If you thought Resources Minister Josh Frydenberg was on thin ice spruiking the benefits of coal for the third world – asserting, I kid you not, that coal will reduce air pollution – then the Australian coal lobby recently dispensed with reason altogether by claiming, in the wake of the Paris climate agreement, that "coal will play a part in reducing emissions globally".
Where will this end? And why do we find it so hard to shrug off the enduring fiction that shackles our destiny to this shiny black rock? Because it's too politically unpalatable to do otherwise, you say? But unpalatable to whom? Not, it would seem, the two thirds of Australians who favour phasing out coal mining to address global warming, or even the majority of northern Queensland voters who support the same. Not to six out of 10 people in the Prime Minister's own seat of Wentworth, either. And not, ultimately, to the burgeoning number of local government, finance, tertiary education or religious institutions that are choosing to divest from fossil fuels and the big banks that fund them.
Naturally, major resource companies – a significant source of political donations – would probably take a dim view of any alternate reality. Let's not forget that in the lead up to the last election, the Coalition snared $1.8 million from companies in favour of a carbon price repeal. Mining industry executives – who are drawn, with disturbing regularity, from the ranks of former politicians and political staffers – would, no doubt, be similarly disgruntled.
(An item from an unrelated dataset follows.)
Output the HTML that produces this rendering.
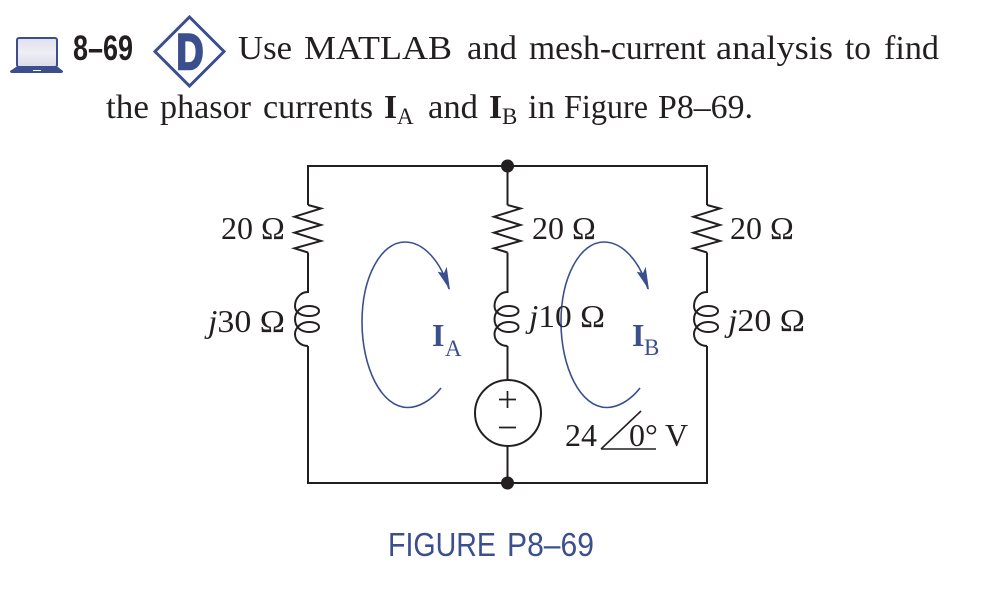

And when you factor in the effect of marginal seats – such as northern Queensland's Capricornia, home to the largest mining workforce of all north Queensland electorates – all the pieces start coming together.
Which is why Queensland Liberal Senator and Federal Attorney-General George Brandis has been toiling away in the State's north, cranking out the "six point economic plan" and Adani Coal's now discredited pledge of 10,000 jobs to anyone who will listen.
All of this just underscores what we already knew: that not every vote will be equal this Saturday, not every vote counts, despite what our leaders say. On issues as critically important and as broadly supported as climate change and coal mining, for the time being at least, we're snookered.
The world's largest privately-owned coal producer, Peabody Energy, may have recently filed for bankruptcy protection amid a slump in global demand and tighter environmental regulation, but our political leaders are resolutely peddling a narrative on the merits of Australian coal that could have been drafted by the Minerals Council of Australia. Who knows, maybe it was?

*Sarah Gill is an Age columnist who has worked as a writer and a policy analyst.